Dataset extract |
----

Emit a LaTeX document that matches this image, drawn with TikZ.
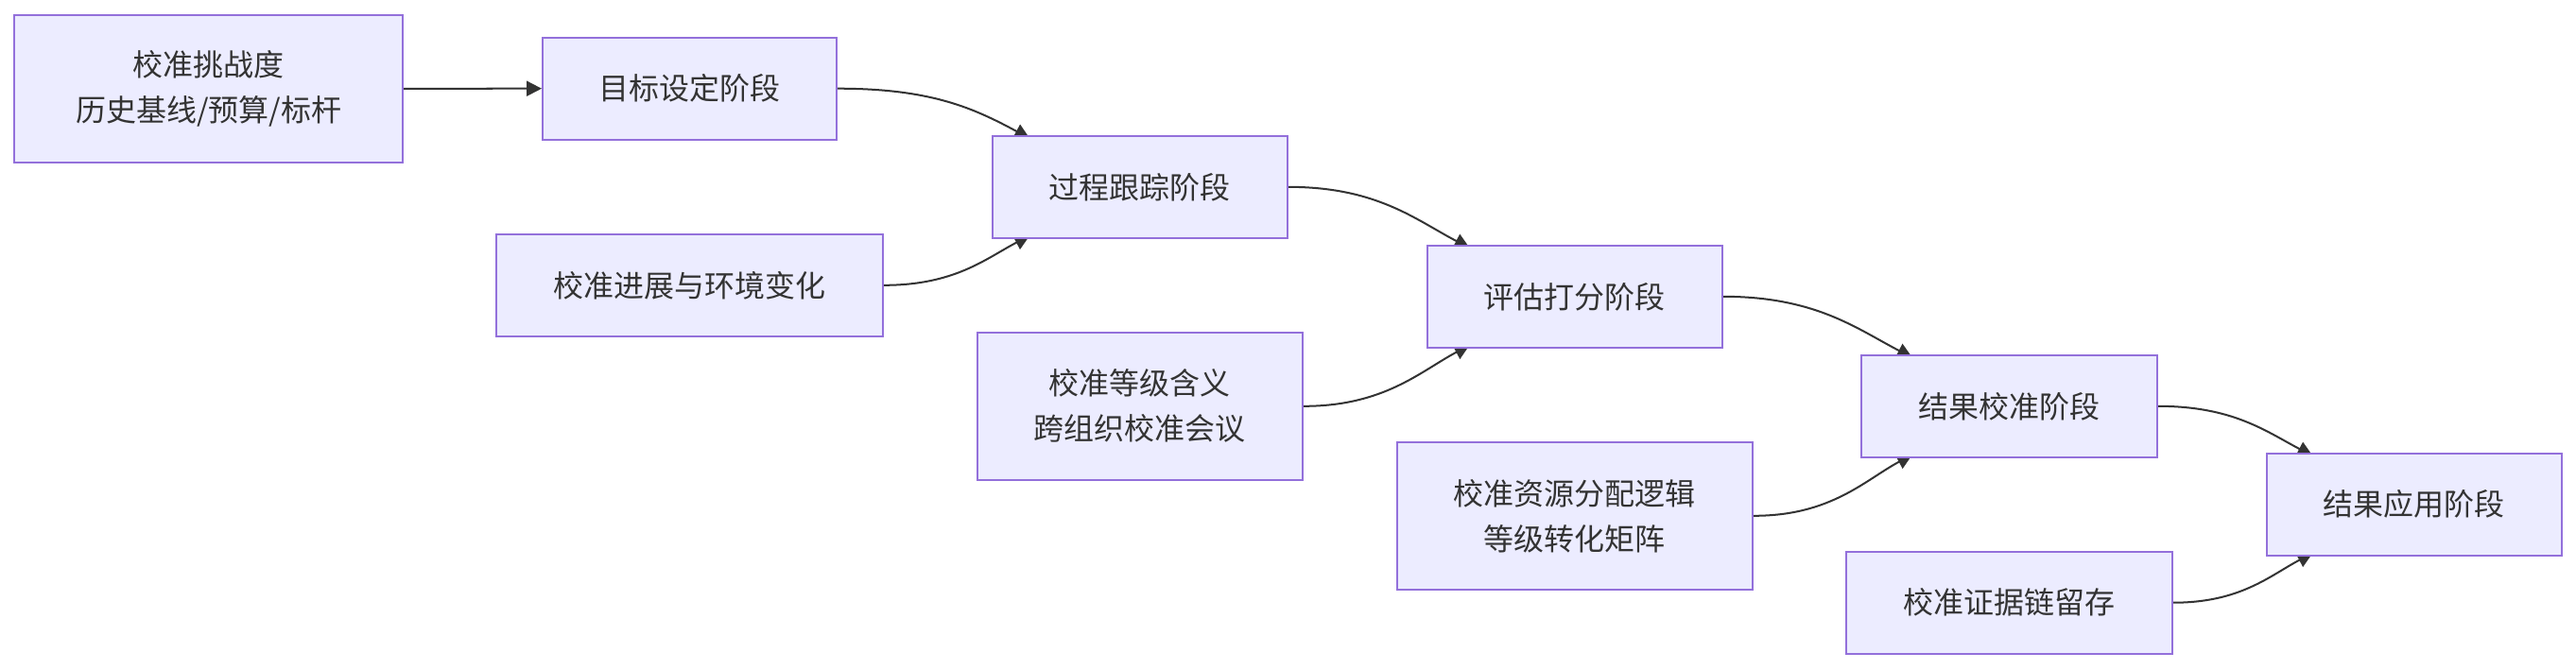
\documentclass[tikz,border=0pt]{standalone}
\usepackage{fontspec}
\newfontfamily\cjk{Noto Sans CJK SC}
\usetikzlibrary{arrows.meta,calc}
\pgfdeclarelayer{edges}
\pgfsetlayers{edges,main}
\definecolor{boxfill}{HTML}{ECECFF}
\definecolor{boxline}{HTML}{9370DB}
\definecolor{ink}{HTML}{333333}
\tikzset{
  box/.style={draw=boxline, fill=boxfill, line width=0.57pt, inner sep=0pt,
    align=center, text=ink, font=\cjk\fontsize{9.1pt}{13.66pt}\selectfont},
  conn/.style={draw=ink, line width=0.57pt,
    -{Triangle[length=4.55pt,width=4.55pt]}},
  sunk/.style={shorten >=-2.28pt}
}
\begin{document}
\begin{tikzpicture}[x=0.01cm,y=-0.01cm]
\useasboundingbox (0,0) rectangle (2725,708);
\node[box, minimum width=4.105cm, minimum height=1.563cm] (A) at (220.7,93.8) {校准挑战度\\历史基线/预算/标杆};
\node[box, minimum width=3.11cm, minimum height=1.08cm] (B) at (729.6,93.7) {目标设定阶段};
\node[box, minimum width=3.12cm, minimum height=1.083cm] (C) at (1205.6,197.8) {过程跟踪阶段};
\node[box, minimum width=4.083cm, minimum height=1.083cm] (D) at (729.5,301.8) {校准进展与环境变化};
\node[box, minimum width=3.118cm, minimum height=1.083cm] (E) at (1665.5,313.8) {评估打分阶段};
\node[box, minimum width=3.44cm, minimum height=1.563cm] (F) at (1205.9,429.8) {校准等级含义\\跨组织校准会议};
\node[box, minimum width=3.127cm, minimum height=1.083cm] (G) at (2125.6,429.8) {结果校准阶段};
\node[box, minimum width=3.763cm, minimum height=1.563cm] (H) at (1665.8,545.8) {校准资源分配逻辑\\等级转化矩阵};
\node[box, minimum width=3.12cm, minimum height=1.083cm] (I) at (2553.6,533.8) {结果应用阶段};
\node[box, minimum width=3.446cm, minimum height=1.08cm] (J) at (2125.7,637.7) {校准证据链留存};

\coordinate (c1) at ($(C.north west)+(33.7,0)$);
\coordinate (c2) at ($(C.south west)+(33.7,0)$);
\coordinate (c3) at ($(E.north west)+(39,0)$);
\coordinate (c4) at ($(E.south west)+(39,0)$);
\coordinate (c5) at ($(G.north west)+(47.6,0)$);
\coordinate (c6) at ($(G.south west)+(47.6,0)$);
\coordinate (c7) at ($(I.north west)+(42.8,0)$);
\coordinate (c8) at ($(I.south west)+(42.8,0)$);

\begin{pgfonlayer}{edges}
\draw[conn] (A.east) -- (B.west);
\draw[conn,sunk] (B.east) .. controls +(99,0) and +(-52,-28) .. (c1);
\draw[conn,sunk] (D.east) .. controls +(75,0) and +(-40,21) .. (c2);
\draw[conn,sunk] (C.east) .. controls +(94,0) and +(-50,-26) .. (c3);
\draw[conn,sunk] (F.east) .. controls +(85,0) and +(-45,24) .. (c4);
\draw[conn,sunk] (E.east) .. controls +(98,0) and +(-52,-27) .. (c5);
\draw[conn,sunk] (H.east) .. controls +(82,0) and +(-43,23) .. (c6);
\draw[conn,sunk] (G.east) .. controls +(79,0) and +(-42,-22) .. (c7);
\draw[conn,sunk] (J.east) .. controls +(71,0) and +(-38,20) .. (c8);
\end{pgfonlayer}
\end{tikzpicture}
\end{document}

----

What you will do |
All the material shown above is to be copied exactly, with no pictures carried over.

Complete output |
Emit a LaTeX document that matches this image, drawn with TikZ.
\documentclass[tikz,border=0pt]{standalone}
\usepackage{fontspec}
\newfontfamily\cjk{Noto Sans CJK SC}
\usetikzlibrary{arrows.meta,calc}
\pgfdeclarelayer{edges}
\pgfsetlayers{edges,main}
\definecolor{boxfill}{HTML}{ECECFF}
\definecolor{boxline}{HTML}{9370DB}
\definecolor{ink}{HTML}{333333}
\tikzset{
  box/.style={draw=boxline, fill=boxfill, line width=0.57pt, inner sep=0pt,
    align=center, text=ink, font=\cjk\fontsize{9.1pt}{13.66pt}\selectfont},
  conn/.style={draw=ink, line width=0.57pt,
    -{Triangle[length=4.55pt,width=4.55pt]}},
  sunk/.style={shorten >=-2.28pt}
}
\begin{document}
\begin{tikzpicture}[x=0.01cm,y=-0.01cm]
\useasboundingbox (0,0) rectangle (2725,708);
\node[box, minimum width=4.105cm, minimum height=1.563cm] (A) at (220.7,93.8) {校准挑战度\\历史基线/预算/标杆};
\node[box, minimum width=3.11cm, minimum height=1.08cm] (B) at (729.6,93.7) {目标设定阶段};
\node[box, minimum width=3.12cm, minimum height=1.083cm] (C) at (1205.6,197.8) {过程跟踪阶段};
\node[box, minimum width=4.083cm, minimum height=1.083cm] (D) at (729.5,301.8) {校准进展与环境变化};
\node[box, minimum width=3.118cm, minimum height=1.083cm] (E) at (1665.5,313.8) {评估打分阶段};
\node[box, minimum width=3.44cm, minimum height=1.563cm] (F) at (1205.9,429.8) {校准等级含义\\跨组织校准会议};
\node[box, minimum width=3.127cm, minimum height=1.083cm] (G) at (2125.6,429.8) {结果校准阶段};
\node[box, minimum width=3.763cm, minimum height=1.563cm] (H) at (1665.8,545.8) {校准资源分配逻辑\\等级转化矩阵};
\node[box, minimum width=3.12cm, minimum height=1.083cm] (I) at (2553.6,533.8) {结果应用阶段};
\node[box, minimum width=3.446cm, minimum height=1.08cm] (J) at (2125.7,637.7) {校准证据链留存};

\coordinate (c1) at ($(C.north west)+(33.7,0)$);
\coordinate (c2) at ($(C.south west)+(33.7,0)$);
\coordinate (c3) at ($(E.north west)+(39,0)$);
\coordinate (c4) at ($(E.south west)+(39,0)$);
\coordinate (c5) at ($(G.north west)+(47.6,0)$);
\coordinate (c6) at ($(G.south west)+(47.6,0)$);
\coordinate (c7) at ($(I.north west)+(42.8,0)$);
\coordinate (c8) at ($(I.south west)+(42.8,0)$);

\begin{pgfonlayer}{edges}
\draw[conn] (A.east) -- (B.west);
\draw[conn,sunk] (B.east) .. controls +(99,0) and +(-52,-28) .. (c1);
\draw[conn,sunk] (D.east) .. controls +(75,0) and +(-40,21) .. (c2);
\draw[conn,sunk] (C.east) .. controls +(94,0) and +(-50,-26) .. (c3);
\draw[conn,sunk] (F.east) .. controls +(85,0) and +(-45,24) .. (c4);
\draw[conn,sunk] (E.east) .. controls +(98,0) and +(-52,-27) .. (c5);
\draw[conn,sunk] (H.east) .. controls +(82,0) and +(-43,23) .. (c6);
\draw[conn,sunk] (G.east) .. controls +(79,0) and +(-42,-22) .. (c7);
\draw[conn,sunk] (J.east) .. controls +(71,0) and +(-38,20) .. (c8);
\end{pgfonlayer}
\end{tikzpicture}
\end{document}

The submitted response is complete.